THE EXERCISE
Transcribe the listing verbatim. Do not carry over any pictures.

PROVIDED MATERIAL

------------------------------------

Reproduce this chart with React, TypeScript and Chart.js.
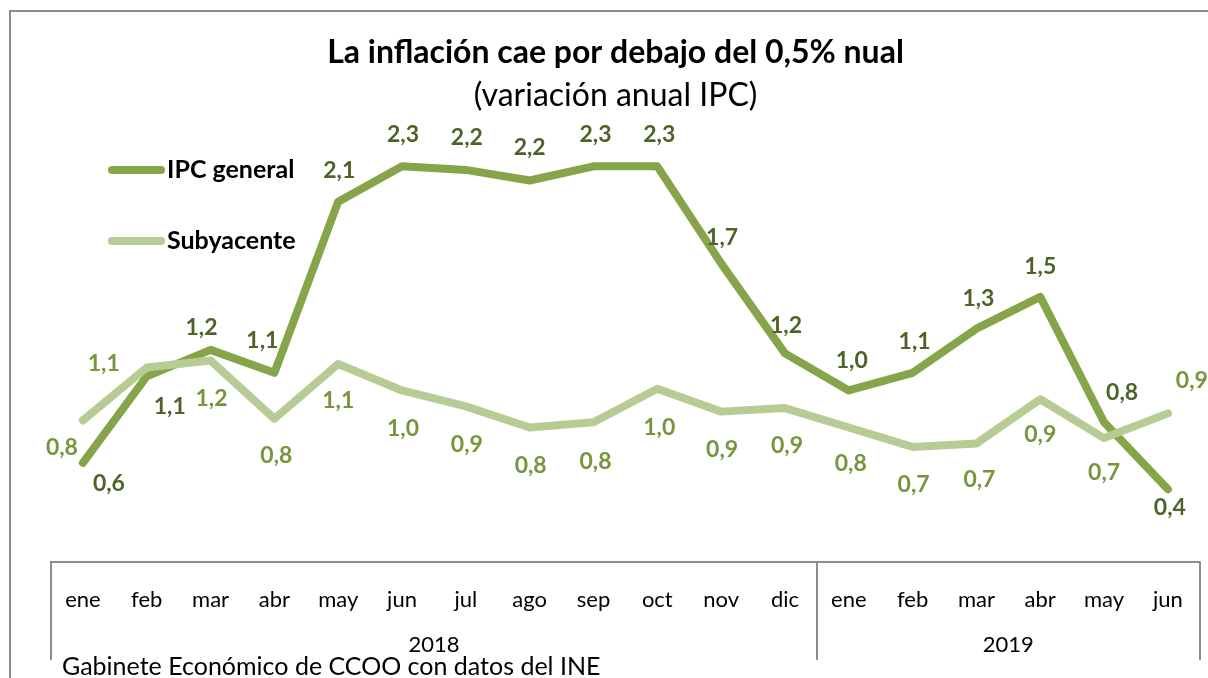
import React, { useEffect, useRef } from 'react';
import { Chart, registerables } from 'chart.js';

Chart.register(...registerables);

const TITLE = 'La inflación cae por debajo del 0,5% nual';
const SUBTITLE = '(variación anual IPC)';
const SOURCE = 'Gabinete Económico de CCOO con datos del INE';

const MONTHS = ['ene', 'feb', 'mar', 'abr', 'may', 'jun', 'jul', 'ago', 'sep', 'oct', 'nov', 'dic', 'ene', 'feb', 'mar', 'abr', 'may', 'jun'];
const YEARS = ['2018', '2019'];
const YEAR_MONTH_COUNTS = [12, 6];
const SERIES_NAMES = ['IPC general', 'Subyacente'];

const IPC_GENERAL = [0.58, 1.07, 1.22, 1.09, 2.06, 2.26, 2.24, 2.18, 2.26, 2.26, 1.71, 1.2, 0.99, 1.09, 1.34, 1.52, 0.81, 0.43];
const SUBYACENTE = [0.82, 1.12, 1.16, 0.83, 1.14, 0.99, 0.9, 0.78, 0.81, 1.0, 0.87, 0.89, 0.78, 0.67, 0.69, 0.94, 0.72, 0.86];

const FONT = 'Lato, "Open Sans", sans-serif';
const IPC_LINE = '#86A44A';
const SUB_LINE = '#B6CC94';
const IPC_LABEL = '#4F6228';
const SUB_LABEL = '#77953D';
const FRAME = '#8c8c8c';

// label placement (dx, dy from the point to the label centre)
const IPC_LABEL_OFFSETS: [number, number][] = [
  [26, 21], [23, 30], [-9, -22], [-12, -32], [1, -31], [1, -32], [1, -32], [0, -33], [2, -32],
  [2, -32], [1, -26], [1, -28], [3, -30], [2, -31], [2, -30], [0, -30], [18, -30], [2, 18],
];
const SUB_LABEL_OFFSETS: [number, number][] = [
  [-21, 27], [-43, -4], [1, 38], [2, 37], [0, 37], [1, 38], [1, 38], [1, 38], [2, 39],
  [2, 39], [1, 38], [2, 37], [2, 36], [1, 38], [3, 36], [0, 35], [0, 34], [24, -33],
];

const fmt = (v: number) => v.toFixed(1).replace('.', ',');

const decorPlugin = {
  id: 'decor',
  beforeDraw(chart: any) {
    const ctx = chart.ctx;
    ctx.save();
    ctx.fillStyle = '#ffffff';
    ctx.fillRect(0, 0, chart.width, chart.height);
    ctx.strokeStyle = FRAME;
    ctx.lineWidth = 2;
    ctx.beginPath();
    ctx.moveTo(10, chart.height);
    ctx.lineTo(10, 11);
    ctx.lineTo(chart.width, 11);
    ctx.stroke();
    ctx.restore();
  },
  afterDatasetsDraw(chart: any) {
    const ctx = chart.ctx;
    ctx.save();
    ctx.font = `bold 23px ${FONT}`;
    ctx.textAlign = 'center';
    ctx.textBaseline = 'middle';
    const sets = [
      { idx: 0, color: IPC_LABEL, offs: IPC_LABEL_OFFSETS },
      { idx: 1, color: SUB_LABEL, offs: SUB_LABEL_OFFSETS },
    ];
    sets.forEach(({ idx, color, offs }) => {
      const meta = chart.getDatasetMeta(idx);
      const data = chart.data.datasets[idx].data as number[];
      ctx.fillStyle = color;
      meta.data.forEach((pt: any, i: number) => {
        const [dx, dy] = offs[i] || [0, -30];
        ctx.fillText(fmt(data[i]), pt.x + dx, pt.y + dy);
      });
    });
    ctx.restore();
  },
  afterDraw(chart: any) {
    const { ctx, chartArea } = chart;
    const x = chart.scales.x;
    ctx.save();
    // category group separators and year labels
    const half = (x.getPixelForValue(1) - x.getPixelForValue(0)) / 2;
    const bounds = [x.getPixelForValue(0) - half];
    let count = 0;
    YEAR_MONTH_COUNTS.forEach((c) => {
      count += c;
      bounds.push(x.getPixelForValue(count - 1) + half);
    });
    ctx.strokeStyle = FRAME;
    ctx.lineWidth = 2;
    bounds.forEach((bx) => {
      ctx.beginPath();
      ctx.moveTo(Math.round(bx), chartArea.bottom);
      ctx.lineTo(Math.round(bx), 660);
      ctx.stroke();
    });
    ctx.fillStyle = '#000';
    ctx.font = `22px ${FONT}`;
    ctx.textAlign = 'center';
    ctx.textBaseline = 'middle';
    YEARS.forEach((y, i) => {
      ctx.fillText(y, (bounds[i] + bounds[i + 1]) / 2, 645);
    });

    // legend
    const legendRows = [170, 241];
    chart.data.datasets.forEach((ds: any, i: number) => {
      const ly = legendRows[i];
      ctx.strokeStyle = ds.borderColor;
      ctx.lineWidth = 8;
      ctx.lineCap = 'round';
      ctx.beginPath();
      ctx.moveTo(112, ly);
      ctx.lineTo(161, ly);
      ctx.stroke();
      ctx.fillStyle = '#000';
      ctx.font = `bold 25px ${FONT}`;
      ctx.textAlign = 'left';
      ctx.textBaseline = 'middle';
      ctx.fillText(ds.label, 167, ly);
    });

    // source
    ctx.fillStyle = '#000';
    ctx.font = `25px ${FONT}`;
    ctx.textAlign = 'left';
    ctx.textBaseline = 'middle';
    ctx.fillText(SOURCE, 62, 667);
    ctx.restore();
  },
};

export default function App() {
  const ref = useRef<HTMLCanvasElement>(null);
  useEffect(() => {
    if (!ref.current) return;
    const chart = new Chart(ref.current, {
      type: 'line',
      data: {
        labels: MONTHS,
        datasets: [
          {
            label: SERIES_NAMES[0],
            data: IPC_GENERAL,
            borderColor: IPC_LINE,
            backgroundColor: IPC_LINE,
            borderWidth: 8,
            pointRadius: 0,
            borderJoinStyle: 'round',
            borderCapStyle: 'round',
            tension: 0,
            order: 2,
          },
          {
            label: SERIES_NAMES[1],
            data: SUBYACENTE,
            borderColor: SUB_LINE,
            backgroundColor: SUB_LINE,
            borderWidth: 8,
            pointRadius: 0,
            borderJoinStyle: 'round',
            borderCapStyle: 'round',
            tension: 0,
            order: 1,
          },
        ],
      },
      options: {
        responsive: false,
        animation: false,
        devicePixelRatio: 1,
        layout: { padding: { left: 30, right: 7, top: 0, bottom: 40 } },
        scales: {
          x: {
            type: 'category',
            offset: true,
            grid: { display: false, drawTicks: false },
            border: { display: true, color: FRAME, width: 2 },
            ticks: {
              font: { family: FONT, size: 22 },
              color: '#000',
              padding: 25,
              maxRotation: 0,
              autoSkip: false,
            },
          },
          y: {
            min: 0.02,
            max: 2.55,
            ticks: { display: false },
            grid: { display: false },
            border: { display: false },
            afterFit: (scale: any) => {
              scale.width = 21;
            },
          },
        },
        plugins: {
          legend: { display: false },
          tooltip: { enabled: false },
          title: {
            display: true,
            text: TITLE,
            color: '#000',
            font: { family: FONT, size: 32, weight: 'bold' },
            padding: { top: 33, bottom: 2 },
          },
          subtitle: {
            display: true,
            text: SUBTITLE,
            color: '#000',
            font: { family: FONT, size: 32, weight: 'normal' },
            padding: { top: 2.6, bottom: 0.8 },
          },
        },
      },
      plugins: [decorPlugin],
    } as any);
    return () => chart.destroy();
  }, []);
  return (
    <div style={{ position: 'fixed', left: 0, top: 0, width: 1208, height: 678, background: '#fff' }}>
      <canvas ref={ref} width={1208} height={678} style={{ display: 'block', width: 1208, height: 678 }} />
    </div>
  );
}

------------------------------------

WRITTEN SOLUTION
Reproduce this chart with React, TypeScript and Chart.js.
import React, { useEffect, useRef } from 'react';
import { Chart, registerables } from 'chart.js';

Chart.register(...registerables);

const TITLE = 'La inflación cae por debajo del 0,5% nual';
const SUBTITLE = '(variación anual IPC)';
const SOURCE = 'Gabinete Económico de CCOO con datos del INE';

const MONTHS = ['ene', 'feb', 'mar', 'abr', 'may', 'jun', 'jul', 'ago', 'sep', 'oct', 'nov', 'dic', 'ene', 'feb', 'mar', 'abr', 'may', 'jun'];
const YEARS = ['2018', '2019'];
const YEAR_MONTH_COUNTS = [12, 6];
const SERIES_NAMES = ['IPC general', 'Subyacente'];

const IPC_GENERAL = [0.58, 1.07, 1.22, 1.09, 2.06, 2.26, 2.24, 2.18, 2.26, 2.26, 1.71, 1.2, 0.99, 1.09, 1.34, 1.52, 0.81, 0.43];
const SUBYACENTE = [0.82, 1.12, 1.16, 0.83, 1.14, 0.99, 0.9, 0.78, 0.81, 1.0, 0.87, 0.89, 0.78, 0.67, 0.69, 0.94, 0.72, 0.86];

const FONT = 'Lato, "Open Sans", sans-serif';
const IPC_LINE = '#86A44A';
const SUB_LINE = '#B6CC94';
const IPC_LABEL = '#4F6228';
const SUB_LABEL = '#77953D';
const FRAME = '#8c8c8c';

// label placement (dx, dy from the point to the label centre)
const IPC_LABEL_OFFSETS: [number, number][] = [
  [26, 21], [23, 30], [-9, -22], [-12, -32], [1, -31], [1, -32], [1, -32], [0, -33], [2, -32],
  [2, -32], [1, -26], [1, -28], [3, -30], [2, -31], [2, -30], [0, -30], [18, -30], [2, 18],
];
const SUB_LABEL_OFFSETS: [number, number][] = [
  [-21, 27], [-43, -4], [1, 38], [2, 37], [0, 37], [1, 38], [1, 38], [1, 38], [2, 39],
  [2, 39], [1, 38], [2, 37], [2, 36], [1, 38], [3, 36], [0, 35], [0, 34], [24, -33],
];

const fmt = (v: number) => v.toFixed(1).replace('.', ',');

const decorPlugin = {
  id: 'decor',
  beforeDraw(chart: any) {
    const ctx = chart.ctx;
    ctx.save();
    ctx.fillStyle = '#ffffff';
    ctx.fillRect(0, 0, chart.width, chart.height);
    ctx.strokeStyle = FRAME;
    ctx.lineWidth = 2;
    ctx.beginPath();
    ctx.moveTo(10, chart.height);
    ctx.lineTo(10, 11);
    ctx.lineTo(chart.width, 11);
    ctx.stroke();
    ctx.restore();
  },
  afterDatasetsDraw(chart: any) {
    const ctx = chart.ctx;
    ctx.save();
    ctx.font = `bold 23px ${FONT}`;
    ctx.textAlign = 'center';
    ctx.textBaseline = 'middle';
    const sets = [
      { idx: 0, color: IPC_LABEL, offs: IPC_LABEL_OFFSETS },
      { idx: 1, color: SUB_LABEL, offs: SUB_LABEL_OFFSETS },
    ];
    sets.forEach(({ idx, color, offs }) => {
      const meta = chart.getDatasetMeta(idx);
      const data = chart.data.datasets[idx].data as number[];
      ctx.fillStyle = color;
      meta.data.forEach((pt: any, i: number) => {
        const [dx, dy] = offs[i] || [0, -30];
        ctx.fillText(fmt(data[i]), pt.x + dx, pt.y + dy);
      });
    });
    ctx.restore();
  },
  afterDraw(chart: any) {
    const { ctx, chartArea } = chart;
    const x = chart.scales.x;
    ctx.save();
    // category group separators and year labels
    const half = (x.getPixelForValue(1) - x.getPixelForValue(0)) / 2;
    const bounds = [x.getPixelForValue(0) - half];
    let count = 0;
    YEAR_MONTH_COUNTS.forEach((c) => {
      count += c;
      bounds.push(x.getPixelForValue(count - 1) + half);
    });
    ctx.strokeStyle = FRAME;
    ctx.lineWidth = 2;
    bounds.forEach((bx) => {
      ctx.beginPath();
      ctx.moveTo(Math.round(bx), chartArea.bottom);
      ctx.lineTo(Math.round(bx), 660);
      ctx.stroke();
    });
    ctx.fillStyle = '#000';
    ctx.font = `22px ${FONT}`;
    ctx.textAlign = 'center';
    ctx.textBaseline = 'middle';
    YEARS.forEach((y, i) => {
      ctx.fillText(y, (bounds[i] + bounds[i + 1]) / 2, 645);
    });

    // legend
    const legendRows = [170, 241];
    chart.data.datasets.forEach((ds: any, i: number) => {
      const ly = legendRows[i];
      ctx.strokeStyle = ds.borderColor;
      ctx.lineWidth = 8;
      ctx.lineCap = 'round';
      ctx.beginPath();
      ctx.moveTo(112, ly);
      ctx.lineTo(161, ly);
      ctx.stroke();
      ctx.fillStyle = '#000';
      ctx.font = `bold 25px ${FONT}`;
      ctx.textAlign = 'left';
      ctx.textBaseline = 'middle';
      ctx.fillText(ds.label, 167, ly);
    });

    // source
    ctx.fillStyle = '#000';
    ctx.font = `25px ${FONT}`;
    ctx.textAlign = 'left';
    ctx.textBaseline = 'middle';
    ctx.fillText(SOURCE, 62, 667);
    ctx.restore();
  },
};

export default function App() {
  const ref = useRef<HTMLCanvasElement>(null);
  useEffect(() => {
    if (!ref.current) return;
    const chart = new Chart(ref.current, {
      type: 'line',
      data: {
        labels: MONTHS,
        datasets: [
          {
            label: SERIES_NAMES[0],
            data: IPC_GENERAL,
            borderColor: IPC_LINE,
            backgroundColor: IPC_LINE,
            borderWidth: 8,
            pointRadius: 0,
            borderJoinStyle: 'round',
            borderCapStyle: 'round',
            tension: 0,
            order: 2,
          },
          {
            label: SERIES_NAMES[1],
            data: SUBYACENTE,
            borderColor: SUB_LINE,
            backgroundColor: SUB_LINE,
            borderWidth: 8,
            pointRadius: 0,
            borderJoinStyle: 'round',
            borderCapStyle: 'round',
            tension: 0,
            order: 1,
          },
        ],
      },
      options: {
        responsive: false,
        animation: false,
        devicePixelRatio: 1,
        layout: { padding: { left: 30, right: 7, top: 0, bottom: 40 } },
        scales: {
          x: {
            type: 'category',
            offset: true,
            grid: { display: false, drawTicks: false },
            border: { display: true, color: FRAME, width: 2 },
            ticks: {
              font: { family: FONT, size: 22 },
              color: '#000',
              padding: 25,
              maxRotation: 0,
              autoSkip: false,
            },
          },
          y: {
            min: 0.02,
            max: 2.55,
            ticks: { display: false },
            grid: { display: false },
            border: { display: false },
            afterFit: (scale: any) => {
              scale.width = 21;
            },
          },
        },
        plugins: {
          legend: { display: false },
          tooltip: { enabled: false },
          title: {
            display: true,
            text: TITLE,
            color: '#000',
            font: { family: FONT, size: 32, weight: 'bold' },
            padding: { top: 33, bottom: 2 },
          },
          subtitle: {
            display: true,
            text: SUBTITLE,
            color: '#000',
            font: { family: FONT, size: 32, weight: 'normal' },
            padding: { top: 2.6, bottom: 0.8 },
          },
        },
      },
      plugins: [decorPlugin],
    } as any);
    return () => chart.destroy();
  }, []);
  return (
    <div style={{ position: 'fixed', left: 0, top: 0, width: 1208, height: 678, background: '#fff' }}>
      <canvas ref={ref} width={1208} height={678} style={{ display: 'block', width: 1208, height: 678 }} />
    </div>
  );
}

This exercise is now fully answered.